(Aim): Reproduce precisely the lines of the listing below, starting with the line that contains "Clone this chart in seaborn and matplotlib." and stopping after the line that contains "2100, 2200, 2300, 2400, 2500, 2600, 2700, 2800, 2900, 3000]"; include nothing else.

start Information given

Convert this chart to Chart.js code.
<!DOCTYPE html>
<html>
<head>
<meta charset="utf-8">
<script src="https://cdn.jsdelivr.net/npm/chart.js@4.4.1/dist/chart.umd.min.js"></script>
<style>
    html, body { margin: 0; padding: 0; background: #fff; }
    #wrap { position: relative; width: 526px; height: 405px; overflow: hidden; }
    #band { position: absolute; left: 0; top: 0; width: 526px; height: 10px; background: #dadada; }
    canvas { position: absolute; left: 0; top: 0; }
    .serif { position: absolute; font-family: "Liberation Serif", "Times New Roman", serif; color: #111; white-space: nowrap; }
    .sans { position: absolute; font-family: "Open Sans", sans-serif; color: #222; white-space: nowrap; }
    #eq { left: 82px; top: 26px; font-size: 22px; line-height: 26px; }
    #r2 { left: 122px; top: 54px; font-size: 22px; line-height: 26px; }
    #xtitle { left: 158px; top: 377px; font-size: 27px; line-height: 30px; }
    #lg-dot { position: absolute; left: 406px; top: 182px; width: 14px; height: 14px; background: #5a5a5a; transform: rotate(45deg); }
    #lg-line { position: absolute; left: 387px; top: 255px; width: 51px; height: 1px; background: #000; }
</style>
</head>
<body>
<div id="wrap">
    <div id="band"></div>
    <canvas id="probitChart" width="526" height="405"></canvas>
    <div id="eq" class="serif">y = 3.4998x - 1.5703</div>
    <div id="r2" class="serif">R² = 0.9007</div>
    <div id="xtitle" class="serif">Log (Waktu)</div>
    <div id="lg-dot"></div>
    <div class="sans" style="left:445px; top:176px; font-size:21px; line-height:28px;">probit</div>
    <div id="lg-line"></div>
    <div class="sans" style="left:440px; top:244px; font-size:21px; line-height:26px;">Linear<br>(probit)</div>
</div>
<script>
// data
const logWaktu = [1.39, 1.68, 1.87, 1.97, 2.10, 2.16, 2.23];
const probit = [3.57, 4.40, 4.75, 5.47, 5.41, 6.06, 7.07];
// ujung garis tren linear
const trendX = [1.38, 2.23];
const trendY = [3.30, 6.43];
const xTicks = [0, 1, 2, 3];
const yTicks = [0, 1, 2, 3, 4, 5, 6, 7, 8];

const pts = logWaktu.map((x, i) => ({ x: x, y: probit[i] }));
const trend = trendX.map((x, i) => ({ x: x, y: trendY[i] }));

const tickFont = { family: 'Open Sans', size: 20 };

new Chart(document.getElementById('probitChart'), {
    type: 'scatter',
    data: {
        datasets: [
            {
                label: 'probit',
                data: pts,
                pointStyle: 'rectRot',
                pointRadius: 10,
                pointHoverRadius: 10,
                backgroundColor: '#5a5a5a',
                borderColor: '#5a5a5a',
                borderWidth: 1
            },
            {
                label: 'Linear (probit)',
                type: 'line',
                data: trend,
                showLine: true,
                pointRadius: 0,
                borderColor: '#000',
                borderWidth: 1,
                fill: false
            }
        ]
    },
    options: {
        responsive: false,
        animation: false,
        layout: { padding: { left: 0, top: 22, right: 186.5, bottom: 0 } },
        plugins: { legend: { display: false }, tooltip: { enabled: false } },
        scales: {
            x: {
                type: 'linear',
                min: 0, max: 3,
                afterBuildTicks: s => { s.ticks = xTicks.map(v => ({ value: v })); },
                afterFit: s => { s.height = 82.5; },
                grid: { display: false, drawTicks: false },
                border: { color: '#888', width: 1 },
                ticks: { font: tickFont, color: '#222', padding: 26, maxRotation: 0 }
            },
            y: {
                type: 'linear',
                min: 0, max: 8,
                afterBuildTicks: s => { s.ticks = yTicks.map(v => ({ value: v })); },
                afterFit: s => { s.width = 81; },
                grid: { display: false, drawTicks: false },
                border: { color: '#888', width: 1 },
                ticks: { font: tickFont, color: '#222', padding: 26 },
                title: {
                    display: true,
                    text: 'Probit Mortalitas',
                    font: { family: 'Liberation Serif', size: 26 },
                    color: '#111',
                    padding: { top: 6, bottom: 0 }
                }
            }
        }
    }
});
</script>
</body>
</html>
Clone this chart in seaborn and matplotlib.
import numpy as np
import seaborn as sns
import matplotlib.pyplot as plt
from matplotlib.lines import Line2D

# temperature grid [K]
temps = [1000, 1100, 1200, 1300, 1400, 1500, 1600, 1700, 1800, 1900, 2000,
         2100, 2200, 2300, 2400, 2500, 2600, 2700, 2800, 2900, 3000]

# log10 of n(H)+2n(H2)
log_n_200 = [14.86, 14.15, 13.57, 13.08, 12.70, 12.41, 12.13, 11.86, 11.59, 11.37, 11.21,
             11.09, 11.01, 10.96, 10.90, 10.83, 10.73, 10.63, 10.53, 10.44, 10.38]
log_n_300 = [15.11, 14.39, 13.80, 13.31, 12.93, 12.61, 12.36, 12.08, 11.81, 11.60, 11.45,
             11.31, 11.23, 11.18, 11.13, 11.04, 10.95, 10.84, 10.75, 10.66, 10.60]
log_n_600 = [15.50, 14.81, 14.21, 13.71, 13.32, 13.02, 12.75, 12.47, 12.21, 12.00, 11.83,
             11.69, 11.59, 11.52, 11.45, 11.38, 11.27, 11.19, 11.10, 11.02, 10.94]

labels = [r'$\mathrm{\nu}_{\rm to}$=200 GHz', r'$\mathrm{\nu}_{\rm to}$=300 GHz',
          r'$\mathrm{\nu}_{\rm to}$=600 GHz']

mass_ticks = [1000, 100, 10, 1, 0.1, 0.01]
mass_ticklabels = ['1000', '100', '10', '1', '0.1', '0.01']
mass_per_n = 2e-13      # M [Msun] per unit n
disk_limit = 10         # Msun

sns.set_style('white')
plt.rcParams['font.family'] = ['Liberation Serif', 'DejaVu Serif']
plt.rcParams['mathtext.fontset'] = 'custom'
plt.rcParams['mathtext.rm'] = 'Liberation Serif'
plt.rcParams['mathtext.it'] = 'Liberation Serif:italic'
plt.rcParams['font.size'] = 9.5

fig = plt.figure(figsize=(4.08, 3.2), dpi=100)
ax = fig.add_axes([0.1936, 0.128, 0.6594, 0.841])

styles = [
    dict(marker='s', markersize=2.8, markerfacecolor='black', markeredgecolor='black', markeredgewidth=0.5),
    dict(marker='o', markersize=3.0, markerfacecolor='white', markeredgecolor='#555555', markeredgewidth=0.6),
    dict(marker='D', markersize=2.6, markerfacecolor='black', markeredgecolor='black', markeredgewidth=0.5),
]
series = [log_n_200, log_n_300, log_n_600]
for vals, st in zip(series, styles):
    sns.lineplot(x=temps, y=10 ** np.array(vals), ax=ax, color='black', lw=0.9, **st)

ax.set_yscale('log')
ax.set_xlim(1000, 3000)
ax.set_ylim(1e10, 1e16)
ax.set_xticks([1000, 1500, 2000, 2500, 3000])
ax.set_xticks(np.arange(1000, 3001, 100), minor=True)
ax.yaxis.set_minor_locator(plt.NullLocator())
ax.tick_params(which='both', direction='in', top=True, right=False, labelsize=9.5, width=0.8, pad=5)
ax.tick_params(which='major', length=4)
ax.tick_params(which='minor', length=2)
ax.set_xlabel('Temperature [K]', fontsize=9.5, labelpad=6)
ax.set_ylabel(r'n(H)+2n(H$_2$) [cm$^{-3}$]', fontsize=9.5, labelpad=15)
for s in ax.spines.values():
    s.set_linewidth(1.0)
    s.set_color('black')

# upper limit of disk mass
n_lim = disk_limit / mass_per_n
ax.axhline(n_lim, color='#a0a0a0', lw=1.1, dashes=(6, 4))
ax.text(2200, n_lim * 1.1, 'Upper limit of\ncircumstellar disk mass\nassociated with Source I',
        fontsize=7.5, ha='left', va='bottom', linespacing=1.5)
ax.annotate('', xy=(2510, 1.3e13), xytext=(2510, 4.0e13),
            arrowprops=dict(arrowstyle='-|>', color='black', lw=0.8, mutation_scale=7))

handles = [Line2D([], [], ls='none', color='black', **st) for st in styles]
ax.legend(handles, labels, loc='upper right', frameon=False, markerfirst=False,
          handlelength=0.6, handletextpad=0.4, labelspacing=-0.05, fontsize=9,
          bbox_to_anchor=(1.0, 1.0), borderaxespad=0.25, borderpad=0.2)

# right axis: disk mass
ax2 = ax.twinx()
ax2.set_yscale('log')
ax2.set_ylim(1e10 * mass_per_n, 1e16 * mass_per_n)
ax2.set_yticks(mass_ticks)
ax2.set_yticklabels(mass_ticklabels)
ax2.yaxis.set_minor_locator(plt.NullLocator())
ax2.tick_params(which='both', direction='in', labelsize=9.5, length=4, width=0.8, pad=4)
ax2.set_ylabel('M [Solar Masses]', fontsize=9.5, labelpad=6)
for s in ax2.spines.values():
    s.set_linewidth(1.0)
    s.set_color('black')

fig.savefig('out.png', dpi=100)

end Information given

(Task answer):
Clone this chart in seaborn and matplotlib.
import numpy as np
import seaborn as sns
import matplotlib.pyplot as plt
from matplotlib.lines import Line2D

# temperature grid [K]
temps = [1000, 1100, 1200, 1300, 1400, 1500, 1600, 1700, 1800, 1900, 2000,
         2100, 2200, 2300, 2400, 2500, 2600, 2700, 2800, 2900, 3000]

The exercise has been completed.